▸ **What to work on**
Retype all of the listing exactly, passing over any picture you find.

▸ **Data excerpt**
● ● ●

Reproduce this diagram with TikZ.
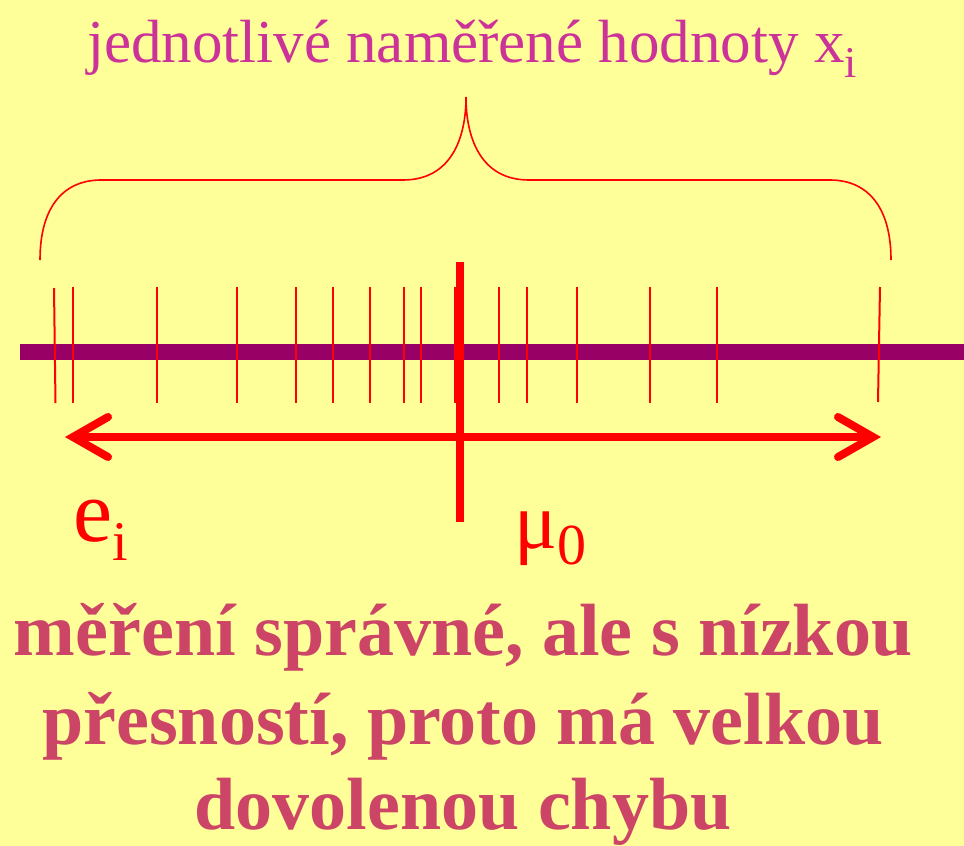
\documentclass[tikz,border=0pt]{standalone}
\usepackage{fontspec}
\setmainfont{Liberation Serif}[BoldFont={Liberation Serif Bold},ItalicFont={Liberation Serif Italic}]
\definecolor{bgyellow}{HTML}{FFFF99}
\definecolor{axispurple}{HTML}{990066}
\definecolor{topmagenta}{HTML}{CC3399}
\definecolor{bottompink}{RGB}{204,68,102}
\begin{document}
\begin{tikzpicture}[x=1pt,y=-1pt,
  tick/.style={draw=red,line width=2pt},
  axisline/.style={draw=axispurple,line width=16pt},
  bracestyle/.style={draw=red,line width=1.6pt},
  arrowstyle/.style={draw=red,line width=8pt},
  headstyle/.style={draw=red,line width=8pt,line cap=round,line join=miter},
  meanline/.style={draw=red,line width=8pt},
  toplabel/.style={text=topmagenta,inner sep=0pt,anchor=base west},
  redlabel/.style={text=red,inner sep=0pt,anchor=base west},
  bottomlabel/.style={text=bottompink,inner sep=0pt,anchor=base,font=\fontsize{74}{74}\selectfont\bfseries}
]
\useasboundingbox[fill=bgyellow] (0,0) rectangle (964,846);

% title
\node[toplabel] (title) at (87,62) {\rmfamily\fontsize{61}{61}\selectfont jednotlivé naměřené hodnoty x\raisebox{-15pt}{\fontsize{44}{44}\selectfont i}};

% brace
\draw[bracestyle] (40,260) .. controls (40,205) and (65,180) .. (101,180) -- (403,180)
  .. controls (450,180) and (466,140) .. (466,97)
  .. controls (466,140) and (482,180) .. (529,180) -- (830,180)
  .. controls (866,180) and (891,205) .. (891,260);

% axis
\coordinate (axL) at (20,352);
\coordinate (axR) at (964,352);
\draw[axisline] (axL) -- (axR);

% ticks
\draw[tick] (54,288) -- (55.5,403);
\foreach \x in {73,157,237,296,333,370,404,421,455,499,527,577,650,717}
  \draw[tick] (\x,287) -- (\x,403);
\draw[tick] (880,287) -- (878,402);

% double arrow
\coordinate (arL) at (73,437);
\coordinate (arR) at (873,437);
\draw[arrowstyle] (arL) -- (arR);
\draw[headstyle] ([shift={(35,-20)}]arL) -- (arL) -- ([shift={(35,20)}]arL);
\draw[headstyle] ([shift={(-35,-20)}]arR) -- (arR) -- ([shift={(-35,20)}]arR);

% mean line
\coordinate (mTop) at (460,262);
\coordinate (mBot) at (460,522);
\draw[meanline] (mTop) -- (mBot);

% labels
\node[redlabel] (ei) at (73,541) {\rmfamily\fontsize{88}{88}\selectfont e\raisebox{-19pt}{\fontsize{56}{56}\selectfont i}};
\node[redlabel] (mu) at (514,548) {\rmfamily\fontsize{80}{80}\selectfont μ\raisebox{-16pt}{\fontsize{58}{58}\selectfont 0}};

% bottom text
\node[bottomlabel] (b1) at (463,655) {\rmfamily měření správné, ale s nízkou};
\node[bottomlabel] (b2) at (463,744) {\rmfamily přesností, proto má velkou};
\node[bottomlabel] (b3) at (463,829) {\rmfamily dovolenou chybu};
\end{tikzpicture}
\end{document}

● ● ●

▸ **Result for this exercise**
Reproduce this diagram with TikZ.
\documentclass[tikz,border=0pt]{standalone}
\usepackage{fontspec}
\setmainfont{Liberation Serif}[BoldFont={Liberation Serif Bold},ItalicFont={Liberation Serif Italic}]
\definecolor{bgyellow}{HTML}{FFFF99}
\definecolor{axispurple}{HTML}{990066}
\definecolor{topmagenta}{HTML}{CC3399}
\definecolor{bottompink}{RGB}{204,68,102}
\begin{document}
\begin{tikzpicture}[x=1pt,y=-1pt,
  tick/.style={draw=red,line width=2pt},
  axisline/.style={draw=axispurple,line width=16pt},
  bracestyle/.style={draw=red,line width=1.6pt},
  arrowstyle/.style={draw=red,line width=8pt},
  headstyle/.style={draw=red,line width=8pt,line cap=round,line join=miter},
  meanline/.style={draw=red,line width=8pt},
  toplabel/.style={text=topmagenta,inner sep=0pt,anchor=base west},
  redlabel/.style={text=red,inner sep=0pt,anchor=base west},
  bottomlabel/.style={text=bottompink,inner sep=0pt,anchor=base,font=\fontsize{74}{74}\selectfont\bfseries}
]
\useasboundingbox[fill=bgyellow] (0,0) rectangle (964,846);

% title
\node[toplabel] (title) at (87,62) {\rmfamily\fontsize{61}{61}\selectfont jednotlivé naměřené hodnoty x\raisebox{-15pt}{\fontsize{44}{44}\selectfont i}};

% brace
\draw[bracestyle] (40,260) .. controls (40,205) and (65,180) .. (101,180) -- (403,180)
  .. controls (450,180) and (466,140) .. (466,97)
  .. controls (466,140) and (482,180) .. (529,180) -- (830,180)
  .. controls (866,180) and (891,205) .. (891,260);

% axis
\coordinate (axL) at (20,352);
\coordinate (axR) at (964,352);
\draw[axisline] (axL) -- (axR);

% ticks
\draw[tick] (54,288) -- (55.5,403);
\foreach \x in {73,157,237,296,333,370,404,421,455,499,527,577,650,717}
  \draw[tick] (\x,287) -- (\x,403);
\draw[tick] (880,287) -- (878,402);

% double arrow
\coordinate (arL) at (73,437);
\coordinate (arR) at (873,437);
\draw[arrowstyle] (arL) -- (arR);
\draw[headstyle] ([shift={(35,-20)}]arL) -- (arL) -- ([shift={(35,20)}]arL);
\draw[headstyle] ([shift={(-35,-20)}]arR) -- (arR) -- ([shift={(-35,20)}]arR);

% mean line
\coordinate (mTop) at (460,262);
\coordinate (mBot) at (460,522);
\draw[meanline] (mTop) -- (mBot);

% labels
\node[redlabel] (ei) at (73,541) {\rmfamily\fontsize{88}{88}\selectfont e\raisebox{-19pt}{\fontsize{56}{56}\selectfont i}};
\node[redlabel] (mu) at (514,548) {\rmfamily\fontsize{80}{80}\selectfont μ\raisebox{-16pt}{\fontsize{58}{58}\selectfont 0}};

% bottom text
\node[bottomlabel] (b1) at (463,655) {\rmfamily měření správné, ale s nízkou};
\node[bottomlabel] (b2) at (463,744) {\rmfamily přesností, proto má velkou};
\node[bottomlabel] (b3) at (463,829) {\rmfamily dovolenou chybu};
\end{tikzpicture}
\end{document}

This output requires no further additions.